No group has taken up the challenges of that legacy with greater authority than The Paco de Lucía Project. In the 1980s, the guitarist, who had long established his place in flamenco history, put together a sextet that incorporated jazz and global music elements and exploded flamenco conventions. About 20 years later, he assembled a second, younger group. Brimming with energy and technical brilliance, this second sextet both pushed and freed the master, suggesting tantalizing possibilities for the future.

But Paco de Lucía died unexpectedly of a heart attack on February 2014 at age 66.

That last ensemble, reconvened as The Paco de Lucía Project, is now on its second tour of North America, celebrating the release of The Paco de Lucía Project (Casalimón Records), a live CD documenting the sound of their inaugural tour. As good as that snapshot is, the sextet has continued to evolve while taking on the challenges of de Lucia´s legacy.

“That first experience of touring America, taking this music and Paco’s name everywhere, thinking of him every day -- it was magnificent,” says guitarist Antonio Sánchez, the son of Paco's late older brother. “As we toured with this group, each concert was better than the one before. Luckily, we recorded the one in Miami and it’s now a tribute to Paco.”

The sextet features Sánchez on guitar; Alain Pérez on bass; Israel Suárez "Piraña," percussion; Antonio Serrano, harmonica; David de Jacoba, vocals, and flamenco dancer Antonio Fernández "Farruco" (a/k/a Farru), who will also debut as a guitarist on this tour.

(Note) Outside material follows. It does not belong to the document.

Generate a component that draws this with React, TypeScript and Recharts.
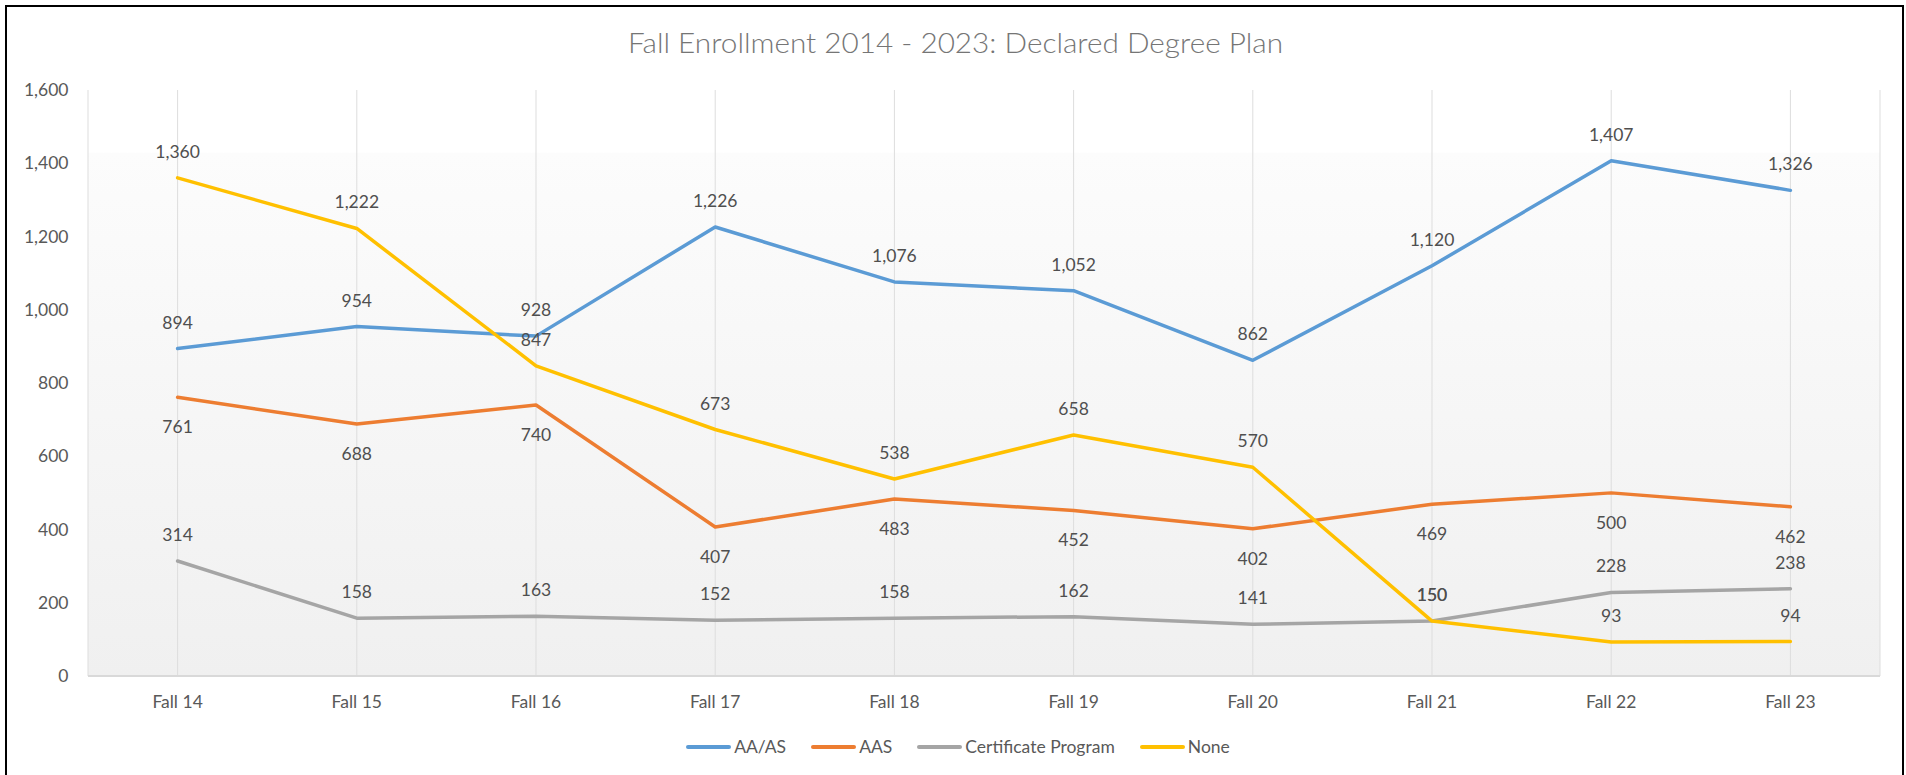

Except for de Jacoba, who joined later, this is the band captured on de Lucía’s historic double CD Live in Spain 2010.

Grammy-winning producer and composer Javier Limón, a collaborator and personal friend of de Lucía, masterminded the reunion of the group and produced the CD as a celebration of the legendary guitarist.

“Paco created a new sound with his first group. But then, with this band, he arrived at a different sonority,” says Limón. “And I kept thinking: why are we throwing away a sound that took so many years and so much work to create?”

“By the time he assembled the second sextet, Paco was at his peak, he was the wise old man, the master, and the players were all so young. It was a different dynamic,” reflects Limón. “Alain Pérez is arguably the best Latin bass player of his generation. Antonio Serrano is the best jazz musician in Spain; and you have Piraña, whom Paco loved, the best percussionist in flamenco’s history. And then you have Antonio, and David, and Farruco … Each one of them is a soloist, a leader. This band is the best flamenco group in the world.”

Meanwhile, guitarist Antonio Sánchez has embraced the challenges of his uncle´s legacy with unfailing grace.

"I take carrying on Paco's music with great humility. It's a real challenge," said Sánchez, who joined Paco’s group as a second guitar in 2010. "The name is a burden only if you don´t study, if you don´t apply yourself and work. Working with this group is a huge responsibility, very demanding, but it also brings out a lot of love on my part — and no fear. On the contrary, I was eager to do this. It has been great to remember him every day in his music, but also great to see how this group has evolved, matured.”

While accompanying de Lucía, the members of the group showcased their talents mostly in the space for jazz-style soloing that the guitarist had opened in his music. As it turns out, besides the obvious challenges, the sextet’s reunion also presented opportunities.

“Every day we seem to be doing something different, and it’s great fun, very enjoyable, and it brings us together,” said Sánchez. “And we also started to realize that we can pay tribute to Paco with our own music. There will always be classics by Paco in the program, songs like “Zyryab” or a rumba like “El Cafetal,” but now also some of our compositions, things we used to do with him in rehearsals that were never recorded. It’s a chance to capture and bring back some of those little things we had with Paco, and it’s beautiful.”